Mais quand on découvre que le fisc a versé un chèque de 30 millions d'euros à madame Bettencourt, laquelle n'a subi aucun contrôle fiscal depuis des lustres, emploie la femme du ministre du budget et finance les campagnes de MM. Woerth et Sarkozy, le consentement populaire vacille : la crise de régime devient possible. Que se passera-t-il quand le même M. Woerth se présentera à l'Assemblée pour faire voter la baisse des retraites des ouvriers et employés ?
UN CHOIX DE SOCIÉTÉ
La conscience du danger extrême n'est évidemment pas pour rien dans la décision extrême prise récemment par Nicolas Sarkozy d'amalgamer officiellement délinquance et immigration et de stigmatiser les Roms. Allumer un contre-feu, ouvrir un deuxième front, diviser les classes populaires : la tactique, pour transparente qu'elle soit, n'en est pas moins redoutablement efficace. Début septembre auront lieu deux manifestations de très grande ampleur – le 4 septembre "face à la xénophobie et à la politique du pilori", le 7 septembre contre la réforme des retraites.
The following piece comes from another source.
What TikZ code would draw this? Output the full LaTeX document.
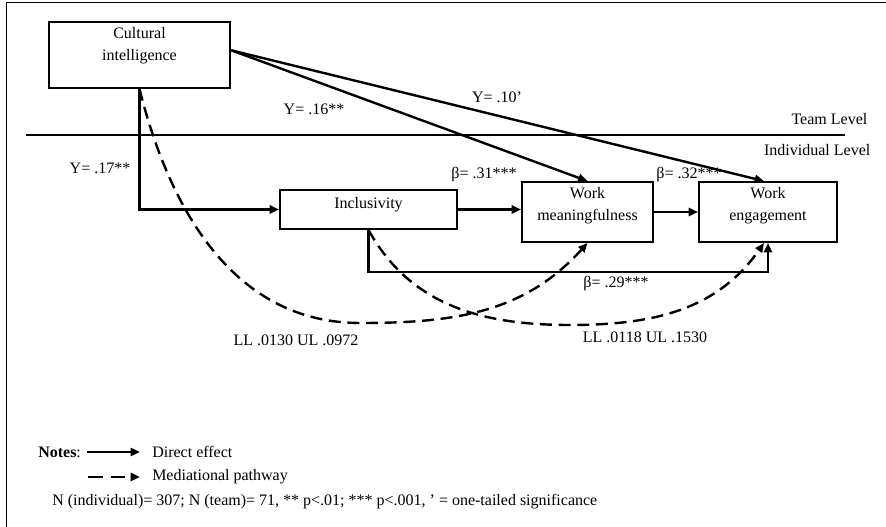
\documentclass[tikz,border=0pt]{standalone}
\usepackage{fontspec}
\setmainfont{Liberation Serif}
\usetikzlibrary{positioning,arrows.meta}

\tikzset{
  var/.style={draw, line width=1.4pt, align=center, inner sep=0pt,
    font=\fontsize{12}{16.5}\selectfont},
  direct/.style={line width=1.8pt, -{Triangle[length=7pt,width=6pt]}},
  mediate/.style={direct, dash pattern=on 9pt off 5pt},
  lbl/.style={inner sep=0pt},
}

\begin{document}
\begin{tikzpicture}[x=0.75pt, y=-0.75pt, font=\fontsize{12}{14}\selectfont]
  \useasboundingbox (0,0) rectangle (886,527);
  % Frame and levels
  \draw[line width=1.4pt] (6.5,527) -- (6.5,2.5) -- (886,2.5);
  \draw[line width=0.9pt] (26,135) -- (845,135);
  \node[anchor=east] (team) at (872,119) {Team Level}; %
  \node[anchor=east] (indiv) at (875,150) {Individual Level}; %

  % Nodes
  \node[var, minimum width=135.75pt, minimum height=49.5pt, text depth=16.8pt] (ci) at (139.5,55) {Cultural\\intelligence} ; %
  \node[var, minimum width=132.75pt, minimum height=29.25pt, text depth=10.5pt] (incl) at (368.5,209.5) {Inclusivity} ; %
  \node[var, minimum width=98.25pt, minimum height=45pt, text depth=12.3pt] (wm) at (587.5,212) {Work\\meaningfulness} ; %
  \node[var, minimum width=103.5pt, minimum height=45pt, text depth=12.3pt] (we) at (768,212) {Work\\engagement} ; %

  % Direct effects
  \draw[direct] (ci.south) |- (incl.west) ; %
  \draw[direct] (ci.3) -- (wm.north) ; %
  \draw[direct] (ci.3) -- ([xshift=-3pt]we.north) ; %
  \draw[direct] (incl.east) -- (incl.east -| wm.west) ; %
  \draw[direct] (wm.east) -- (we.west) ; %
  \draw[direct] (incl.south) -- ++(0,42) -| (we.south) ; %

  % Mediational pathways
  \coordinate (low1) at (360,323) ; %
  \coordinate (low2) at (570,325) ; %
  \draw[mediate] (ci.south) to[out=-76,in=180] (low1) to[out=0,in=-132] (wm.south) ; %
  \draw[mediate] (incl.south) to[out=-61,in=180] (low2) to[out=0,in=-125] ([xshift=-3pt]we.south) ; %

  % Coefficients
  \node[lbl] (g17) at (100,168) {Y= .17**} ; %
  \node[lbl] (g16) at (314,109) {Y= .16**} ; %
  \node[lbl] (g10) at (497,97) {Y= .10'} ; %
  \node[lbl] (b31) at (484,175) {β= .31***} ; %
  \node[lbl] (b32) at (689,175) {β= .32***} ; %
  \node[lbl] (b29) at (616,284) {β= .29***} ; %
  \node[lbl] (ci1) at (296,340) {LL .0130 UL .0972} ; %
  \node[lbl] (ci2) at (645,337) {LL .0118 UL .1530} ; %

  % Legend
  \node[lbl, anchor=west] (notes) at (38,452) {\textbf{Notes}:} ; %
  \node[lbl, anchor=west] (directlbl) at (152,452) {Direct effect} ; %
  \node[lbl, anchor=west] (medlbl) at (152,477) {Mediational pathway} ; %
  \coordinate (medstart) at (88,477) ; %
  \draw[direct, shorten <=4.5pt] (notes.east) -- ([xshift=-9pt]directlbl.west) ; %
  \draw[mediate, dash pattern=on 11pt off 6pt] (medstart) -- ([xshift=-9pt]medlbl.west) ; %
  \node[lbl, anchor=west] (foot) at (52,502) {N (individual)= 307; N (team)= 71, ** p<.01; *** p<.001, ' = one-tailed significance} ; %
\end{tikzpicture}
\end{document}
Les éditorialistes compareront le nombre et le pedigree des manifestants, les déclarations martiales de MM. Hortefeux et Estrosi soulageront la pression médiatique sur M. Woerth, les militants courront d'une manifestation à l'autre…
Il faudra de la créativité aux mouvements sociaux pour sortir du piège. Face à l'intransigeance et à l'absence totale de scrupules de ce pouvoir, une insurrection civique peut seule mettre le holà à tant d'injustices et d'amalgames. Pétitions, manifestations, grèves sont absolument indispensables sur les deux terrains de la justice sociale et de la défense des immigrés. La politique sarkozyste instrumentalise – avec de bonnes chances de succès – le racisme pour diviser les classes populaires. Pour déjouer la manœuvre, la mise en échec de la réforme des retraites est un enjeu décisif à court terme.
Cette réforme est un choix de société, un choix contestable et fortement contesté par la société. Il serait légitime de consulter directement le peuple, comme le prévoit d'ailleurs la Constitution depuis sa réforme de 2008. Mais Nicolas Sarkozy n'a évidemment aucune intention de le faire. Une votation citoyenne, co-organisée début octobre par les syndicats, les associations, les partis politiques de gauche, les municipalités, ferait pénétrer le débat dans les quartiers, les immeubles, les entreprises, les villages partout en France. Elle pourrait rassembler des millions de votants pour exprimer le rejet populaire de la réforme "Woerth-Bettencourt". Loin d'affaiblir l'action syndicale, elle ancrerait le mouvement de refus au plus profond de la société, renforçant d'autant les cortèges de manifestants et les mouvements de grève. Un recul du gouvernement sur les retraites contribuerait aussi, de façon peut-être décisive, à discréditer la diversion raciste cyniquement organisée par le pouvoir.